# Looking for C&C on current portfolio



## SJ_PhotoG (Aug 16, 2013)

First off, thanks for taking the time out to read my post and check out my portfolio.

I'm looking for professional honest C&C on my current portfolio that can be seen here Portfolio | warrenjrphotography

I'm targeting clients that are small business owners, actors, lawyers, & models.

Any honest C&C would be greatly appreciated.

All the best to you, your livelihood, and your family.


----------



## ronlane (Aug 16, 2013)

Some of the pictures look distorted (could be from forcing them to a specific size for the website.)


----------



## 412 Burgh (Aug 16, 2013)

Just a side note. The brush script font you have is terrible choice. Sorry.


----------



## SJ_PhotoG (Aug 16, 2013)

I agree the font is a terrible choice, I just got the site up & running yesterday with a new template and just got all of the content up and posted.

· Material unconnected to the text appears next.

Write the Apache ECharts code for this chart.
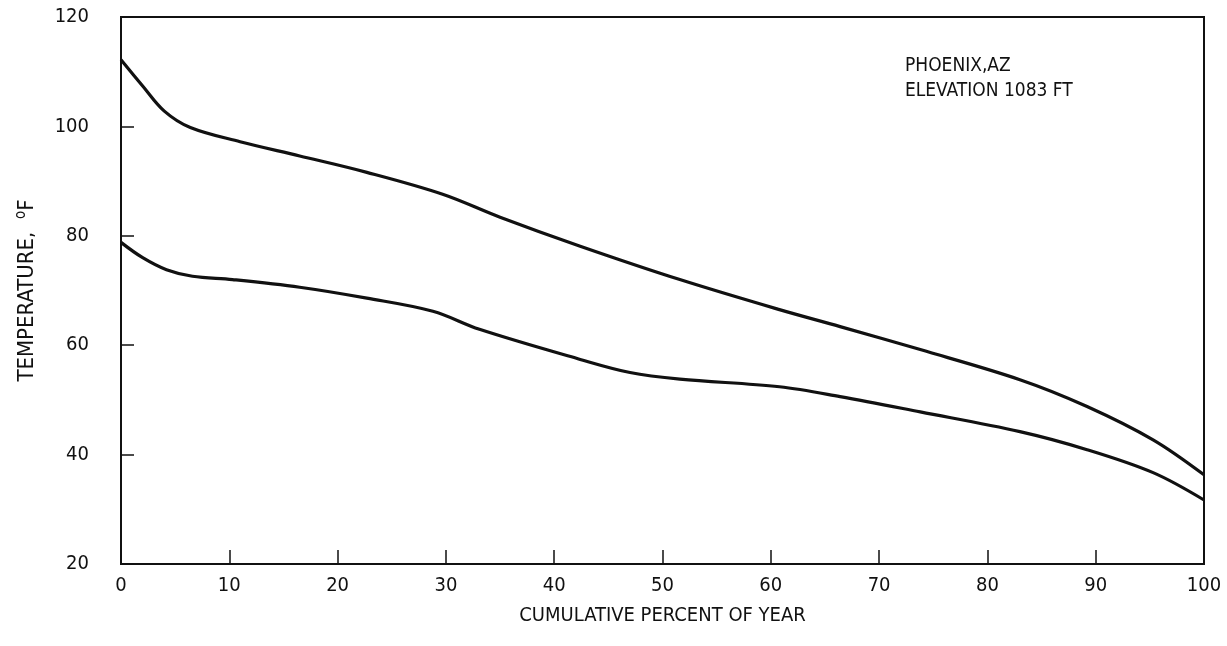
<!DOCTYPE html>
<html>
<head>
<meta charset="utf-8">
<script src="https://cdn.jsdelivr.net/npm/echarts@6/dist/echarts.min.js"></script>
<style>
  html, body { margin: 0; padding: 0; background: #fff; }
  #chart { width: 1227px; height: 646px; }
</style>
</head>
<body>
<div id="chart"></div>
<script>
// Phoenix temperature duration curves.
const pctUpper = [0, 2, 4, 6.4, 11, 16.5, 22.7, 29.7, 35, 42.4, 51.6, 60.8, 66.4, 73.8, 83, 89.2, 95.3, 100]
const tempUpper = [112.2, 107.4, 102.8, 99.8, 97.2, 94.6, 91.6, 87.6, 83.4, 78.1, 72.0, 66.5, 63.4, 59.2, 53.7, 48.8, 42.7, 36.3]

const pctLower = [0, 2, 4.2, 6.6, 10.3, 16.5, 22.7, 28.8, 33.1, 42.4, 47, 51.6, 60.8, 66.4, 73.8, 83, 89.2, 95.3, 100]
const tempLower = [78.8, 76.0, 73.8, 72.6, 72.0, 70.6, 68.6, 66.2, 62.9, 57.4, 55.0, 53.8, 52.4, 50.6, 47.8, 44.2, 40.9, 36.7, 31.7]

const xTicks = [0, 10, 20, 30, 40, 50, 60, 70, 80, 90, 100]
const yTicks = [20, 40, 60, 80, 100, 120]

const INK = "#111"
const FONT = "'Liberation Sans Narrow', 'DejaVu Sans Condensed', sans-serif"

const pairs = (xs, ys) => xs.map((x, i) => [x, ys[i]])

const curve = (name, data) => ({
  name,
  type: "line",
  data,
  smooth: 0.35,
  showSymbol: false,
  silent: true,
  lineStyle: {color: INK, width: 3.2},
})

const chart = echarts.init(document.getElementById("chart"), null, {renderer: "canvas"})

chart.setOption({
  animation: false,
  backgroundColor: "#fff",
  textStyle: {fontFamily: FONT, color: INK},
  grid: {
    left: 121, right: 23, top: 17, bottom: 82,
    show: true, borderColor: INK, borderWidth: 2, backgroundColor: "transparent",
  },
  xAxis: {
    type: "value",
    min: xTicks[0], max: xTicks[xTicks.length - 1], interval: 10,
    name: "CUMULATIVE PERCENT OF YEAR",
    nameLocation: "middle", nameGap: 42,
    nameTextStyle: {fontFamily: FONT, fontSize: 20, color: INK},
    axisLine: {show: false},
    axisTick: {show: true, inside: true, length: 14, lineStyle: {color: INK, width: 1.5}},
    axisLabel: {fontFamily: FONT, fontSize: 20, color: INK, margin: 12},
    splitLine: {show: false},
  },
  yAxis: {
    type: "value",
    min: yTicks[0], max: yTicks[yTicks.length - 1], interval: 20,
    name: "TEMPERATURE,  {sup|o}F",
    nameLocation: "middle", nameGap: 80, nameRotate: 90,
    nameTextStyle: {
      fontFamily: FONT, fontSize: 22, color: INK,
      rich: {sup: {fontFamily: FONT, fontSize: 15, color: INK, verticalAlign: "top", padding: [0, 0, 12, 0]}},
    },
    axisLine: {show: false},
    axisTick: {show: true, inside: true, length: 13, lineStyle: {color: INK, width: 1.5}},
    axisLabel: {fontFamily: FONT, fontSize: 20, color: INK, margin: 32},
    splitLine: {show: false},
  },
  graphic: [{
    type: "text",
    left: 905, top: 54,
    style: {
      text: "PHOENIX,AZ\nELEVATION 1083 FT",
      fontFamily: FONT, fontSize: 19, lineHeight: 25, fill: INK,
    },
  }],
  series: [
    curve("upper", pairs(pctUpper, tempUpper)),
    curve("lower", pairs(pctLower, tempLower)),
  ],
})
</script>
</body>
</html>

Now the next step is to make the website look better using custom fonts and what not.


----------



## tirediron (Aug 16, 2013)

This image on your about page needs to go.  Now!  It's not a headshot and to be quite frank, with the exposed bra and rolled cup edge, looks terrible!  If you're going to target professionals, then your portfolio needs to reflect that; you need to have people wearing suits & ties and other professional clothing.  There's nothing in your portfolio that says "photographer of professionals".  You've got some nice images ('though I would suggest you need to work a little more on your fill lighting), but they are totally inappropriate for your stated target market.


----------



## nycphotography (Aug 16, 2013)

You are off to a good start..

But outside of the target market of "young females who want to be models and need portfolios" I don't see any work that would show your worth.

An within that demographic, you have NO range... all the shots are more or less the same.  For the model portfolio market, you need a collection of images that show different looks, settings,some studio, some on location, different wardrobes, MAKEUP and HAIR and WARDROBE STYLING is critical.

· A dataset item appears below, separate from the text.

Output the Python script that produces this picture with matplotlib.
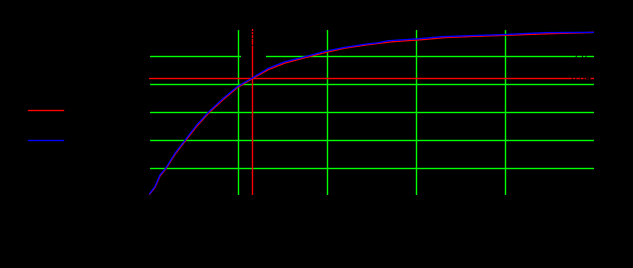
import matplotlib
matplotlib.use("Agg")
import matplotlib.pyplot as plt

x_blue = [0.008, 0.067, 0.124, 0.188, 0.292, 0.404, 0.536, 0.666, 0.835, 0.992,
          1.161, 1.340, 1.528, 1.753, 1.997, 2.202, 2.427, 2.576, 2.689, 3.045,
          3.289, 3.588, 3.944, 4.457, 5.011]
y_blue = [0.019, 0.069, 0.152, 0.200, 0.307, 0.400, 0.509, 0.600, 0.700, 0.783,
          0.845, 0.914, 0.961, 0.997, 1.038, 1.064, 1.086, 1.097, 1.111, 1.126,
          1.140, 1.147, 1.154, 1.169, 1.171]
x_red = [0.008, 0.067, 0.124, 0.188, 0.292, 0.404, 0.536, 0.666, 0.835, 0.992,
         1.161, 1.340, 1.528, 1.753, 1.997, 2.202, 2.427, 2.576, 2.730, 3.090,
         3.330, 3.640, 4.010, 4.520, 5.011]
y_red = [0.017, 0.064, 0.146, 0.195, 0.300, 0.393, 0.500, 0.592, 0.692, 0.776,
         0.840, 0.905, 0.952, 0.990, 1.030, 1.058, 1.080, 1.092, 1.104, 1.120,
         1.134, 1.142, 1.150, 1.162, 1.171]

grid_x = [1, 2, 3, 4]
grid_y = [0.2, 0.4, 0.6, 0.8, 1.0]
x_cut = 1.161
y_cut = 0.843

fig = plt.figure(figsize=(6.33, 2.68), dpi=100, facecolor="black")
ax = fig.add_axes([0.2354, 0.2724, 0.7030, 0.6194], facecolor="black")

for gy in grid_y:
    ax.axhline(gy, color="#00ff00", lw=1.0, zorder=1)
ax.text(1.175, 1.0, "med", color="black", fontsize=7, ha="center", va="center",
        zorder=1.5, bbox=dict(facecolor="black", edgecolor="none", pad=1.5))
for gx in grid_x:
    ax.axvline(gx, color="#00ff00", lw=1.0, zorder=2)

ax.axvline(x_cut, color="red", lw=1.0, zorder=3)
ax.axhline(y_cut, color="red", lw=1.0, zorder=3)
ax.text(x_cut, 1.13, "1.16", color="black", fontsize=6, rotation=90,
        ha="center", va="center", zorder=6)
ax.text(4.85, y_cut, "0.84", color="black", fontsize=7, ha="center", va="center", zorder=6)
ax.text(4.85, 1.0, "1.0", color="black", fontsize=7, ha="center", va="center", zorder=6)

ax.plot(x_red, y_red, color="red", lw=1.0, zorder=4, label="obs")
ax.plot(x_blue, y_blue, color="blue", lw=1.0, zorder=5, label="fit")

ax.set_xlim(0, 5)
ax.set_ylim(0.0093, 1.195)
ax.set_xlabel("x", color="black")
ax.set_ylabel("F(x)", color="black", labelpad=2)
ax.tick_params(colors="black")
for s in ax.spines.values():
    s.set_color("black")

fig.legend(loc="center left", bbox_to_anchor=(0.028, 0.53), frameon=False,
           handlelength=3.15, labelspacing=1.75, handletextpad=0.5,
           fontsize=8, labelcolor="black")

fig.savefig("out.png", dpi=100, facecolor="black")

For the professional / small business market, you need to figure out what kinds of things they need (corporate event coverage, head shots, marketing materials) and get some stuff in your portfolio that addresses those needs.

Finally, a blog format won't really organize your content for your viewers.  You need something hierarchal, organized so you can carefully put together and sequence your portfolio targeting each market separately.


----------



## SJ_PhotoG (Aug 16, 2013)

Thanks for the C&C guys. Luckily I have a few photo shoots coming up where the models will be dressed up in business attire.

Other than that it can be difficult to find people to photograph that wear business suits or dress in a a corporate urbane fashion. 

I agree that some of the photos needed some fill light but on that day we were on a time restraint with the models and we had to get the photos fast. 

However, I use an umbrella on camera axis as my fill light which I used in the photo with the man & the glasses.

Thanks again guys and all the best.


----------